◆ **Material provided**:
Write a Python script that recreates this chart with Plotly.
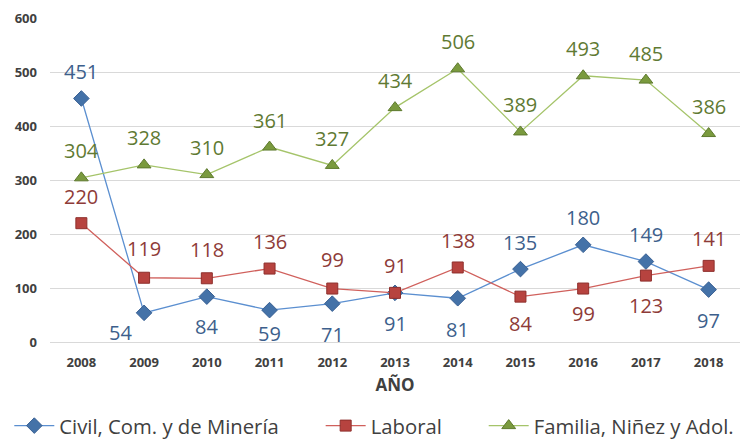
import plotly.graph_objects as go

years = ["2008", "2009", "2010", "2011", "2012", "2013", "2014", "2015", "2016", "2017", "2018"]
civil = [451, 54, 84, 59, 71, 91, 81, 135, 180, 149, 97]
laboral = [220, 119, 118, 136, 99, 91, 138, 84, 99, 123, 141]
familia = [304, 328, 310, 361, 327, 434, 506, 389, 493, 485, 386]

# label offsets (px) relative to the point
civil_dy = [27, -20, -30, -23, -31, -31, -31, 27, 27, 27, -31]
civil_dx = [0, -24, 0, 0, 0, 0, 0, 0, 0, 0, 0]
laboral_dy = [27, 29, 29, 27, 29, 27, 27, -27, -25, -30, 27]
familia_dy = [27] * 11

xv = [int(y) for y in years]
FONT = "Open Sans"
PAD = "\u00a0" * 7

fig = go.Figure()
fig.add_trace(go.Scatter(
    x=xv, y=civil, name="Civil, Com. y de Minería" + PAD, mode="lines+markers",
    line=dict(color="#5B8FD0", width=1.3),
    marker=dict(symbol="diamond", size=12, color="#4472A8", line=dict(color="#3A6194", width=1)),
))
fig.add_trace(go.Scatter(
    x=xv, y=laboral, name="Laboral" + PAD, mode="lines+markers",
    line=dict(color="#D0605C", width=1.3),
    marker=dict(symbol="square", size=11, color="#B7433F", line=dict(color="#8E2F2C", width=1)),
))
fig.add_trace(go.Scatter(
    x=xv, y=familia, name="Familia, Niñez y Adol.", mode="lines+markers",
    line=dict(color="#A5C46A", width=1.3),
    marker=dict(symbol="triangle-up", size=12, color="#7A9A3E", line=dict(color="#5E7A2E", width=1)),
))

def add_labels(vals, dy, color, dx=None):
    for i, yv in enumerate(vals):
        fig.add_annotation(
            x=xv[i], y=yv, text=str(yv), showarrow=False,
            xshift=(dx[i] if dx else 0), yshift=dy[i],
            font=dict(family=FONT, size=20, color=color),
        )

add_labels(civil, civil_dy, "#3D5F8C", civil_dx)
add_labels(laboral, laboral_dy, "#8E3B38")
add_labels(familia, familia_dy, "#5F7A33")

fig.update_layout(
    width=746, height=441,
    margin=dict(l=50, r=6, t=18, b=99, autoexpand=False),
    paper_bgcolor="white", plot_bgcolor="white",
    font=dict(family=FONT, color="#404040"),
    showlegend=True,
    legend=dict(
        orientation="h", xref="paper", yref="paper",
        x=-0.059, xanchor="left", y=-0.259, yanchor="middle",
        font=dict(family=FONT, size=20.3, color="#404040"),
        itemwidth=40, tracegroupgap=0,
    ),
    xaxis=dict(
        range=[xv[0] - 0.5, xv[-1] + 0.5], tickvals=xv, ticktext=years, showgrid=False,
        showline=False, zeroline=False, ticks="",
        tickfont=dict(family=FONT, size=13, color="#404040", weight="bold"),
        ticklabelstandoff=11,
        title=dict(text="<b>AÑO</b>", font=dict(family=FONT, size=17, color="#404040"), standoff=9),
    ),
    yaxis=dict(
        range=[0, 600], dtick=100, showgrid=True, gridcolor="#D9D9D9", gridwidth=1,
        zeroline=True, zerolinecolor="#D9D9D9", zerolinewidth=1, showline=False, ticks="",
        tickfont=dict(family=FONT, size=13, color="#404040", weight="bold"),
        ticklabelstandoff=12,
    ),
)

fig.write_html(
    "out.html",
    config={"displayModeBar": False},
    post_script="document.body.style.margin='0';document.body.style.overflow='hidden';",
)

◆ **Given problem**: Copy out all the data without changing anything, and drop the pictures.

◆ **Answer to this exercise**:
Write a Python script that recreates this chart with Plotly.
import plotly.graph_objects as go

years = ["2008", "2009", "2010", "2011", "2012", "2013", "2014", "2015", "2016", "2017", "2018"]
civil = [451, 54, 84, 59, 71, 91, 81, 135, 180, 149, 97]
laboral = [220, 119, 118, 136, 99, 91, 138, 84, 99, 123, 141]
familia = [304, 328, 310, 361, 327, 434, 506, 389, 493, 485, 386]

# label offsets (px) relative to the point
civil_dy = [27, -20, -30, -23, -31, -31, -31, 27, 27, 27, -31]
civil_dx = [0, -24, 0, 0, 0, 0, 0, 0, 0, 0, 0]
laboral_dy = [27, 29, 29, 27, 29, 27, 27, -27, -25, -30, 27]
familia_dy = [27] * 11

xv = [int(y) for y in years]
FONT = "Open Sans"
PAD = "\u00a0" * 7

fig = go.Figure()
fig.add_trace(go.Scatter(
    x=xv, y=civil, name="Civil, Com. y de Minería" + PAD, mode="lines+markers",
    line=dict(color="#5B8FD0", width=1.3),
    marker=dict(symbol="diamond", size=12, color="#4472A8", line=dict(color="#3A6194", width=1)),
))
fig.add_trace(go.Scatter(
    x=xv, y=laboral, name="Laboral" + PAD, mode="lines+markers",
    line=dict(color="#D0605C", width=1.3),
    marker=dict(symbol="square", size=11, color="#B7433F", line=dict(color="#8E2F2C", width=1)),
))
fig.add_trace(go.Scatter(
    x=xv, y=familia, name="Familia, Niñez y Adol.", mode="lines+markers",
    line=dict(color="#A5C46A", width=1.3),
    marker=dict(symbol="triangle-up", size=12, color="#7A9A3E", line=dict(color="#5E7A2E", width=1)),
))

def add_labels(vals, dy, color, dx=None):
    for i, yv in enumerate(vals):
        fig.add_annotation(
            x=xv[i], y=yv, text=str(yv), showarrow=False,
            xshift=(dx[i] if dx else 0), yshift=dy[i],
            font=dict(family=FONT, size=20, color=color),
        )

add_labels(civil, civil_dy, "#3D5F8C", civil_dx)
add_labels(laboral, laboral_dy, "#8E3B38")
add_labels(familia, familia_dy, "#5F7A33")

fig.update_layout(
    width=746, height=441,
    margin=dict(l=50, r=6, t=18, b=99, autoexpand=False),
    paper_bgcolor="white", plot_bgcolor="white",
    font=dict(family=FONT, color="#404040"),
    showlegend=True,
    legend=dict(
        orientation="h", xref="paper", yref="paper",
        x=-0.059, xanchor="left", y=-0.259, yanchor="middle",
        font=dict(family=FONT, size=20.3, color="#404040"),
        itemwidth=40, tracegroupgap=0,
    ),
    xaxis=dict(
        range=[xv[0] - 0.5, xv[-1] + 0.5], tickvals=xv, ticktext=years, showgrid=False,
        showline=False, zeroline=False, ticks="",
        tickfont=dict(family=FONT, size=13, color="#404040", weight="bold"),
        ticklabelstandoff=11,
        title=dict(text="<b>AÑO</b>", font=dict(family=FONT, size=17, color="#404040"), standoff=9),
    ),
    yaxis=dict(
        range=[0, 600], dtick=100, showgrid=True, gridcolor="#D9D9D9", gridwidth=1,
        zeroline=True, zerolinecolor="#D9D9D9", zerolinewidth=1, showline=False, ticks="",
        tickfont=dict(family=FONT, size=13, color="#404040", weight="bold"),
        ticklabelstandoff=12,
    ),
)

fig.write_html(
    "out.html",
    config={"displayModeBar": False},
    post_script="document.body.style.margin='0';document.body.style.overflow='hidden';",
)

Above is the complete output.